Two Kentucky no-tillers look at switchgrass and see the color green — the money they believe they can make by converting the crop into fuel for electric power.

No-tillers Glen Young and Danny Blevins are in the second year of a pilot project to grow the native prairie species and sell it as a biofuel that could be a more environmentally friendly alternative to coal, or at least a supplement.

 

"That's the age-old question for a farmer: Is it practical?" says Blevins, a retired teacher, environmentalist and conservationist who grows the grass on his family farm in Boyd County. "Can you make a profit? I think you can."

Among the most dominant grasses in the prairies that once covered the Central Plains, switchgrass is a perennial that grows to around 6 feet and can be harvested once or more per year for 10 years. It can survive extreme temperature swings and drought better than most traditional crops.

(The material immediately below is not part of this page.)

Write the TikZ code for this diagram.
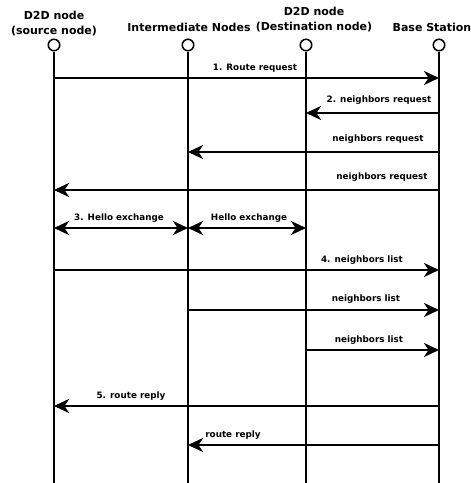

One advantage, Young says, is no special equipment is needed to grow or harvest it. He plants it with the same no-till drill he uses for grain, soybeans and other grasses and maintains it with the sprayers and harvesters found in his barn.

Even on marginal land, the grass has proven reliable — even through there was considerable dryness in 2008 and excessive rainfall last year. Young and Blevins are among 20 farmers growing 5-acre plots of the grass under a University of Kentucky test project.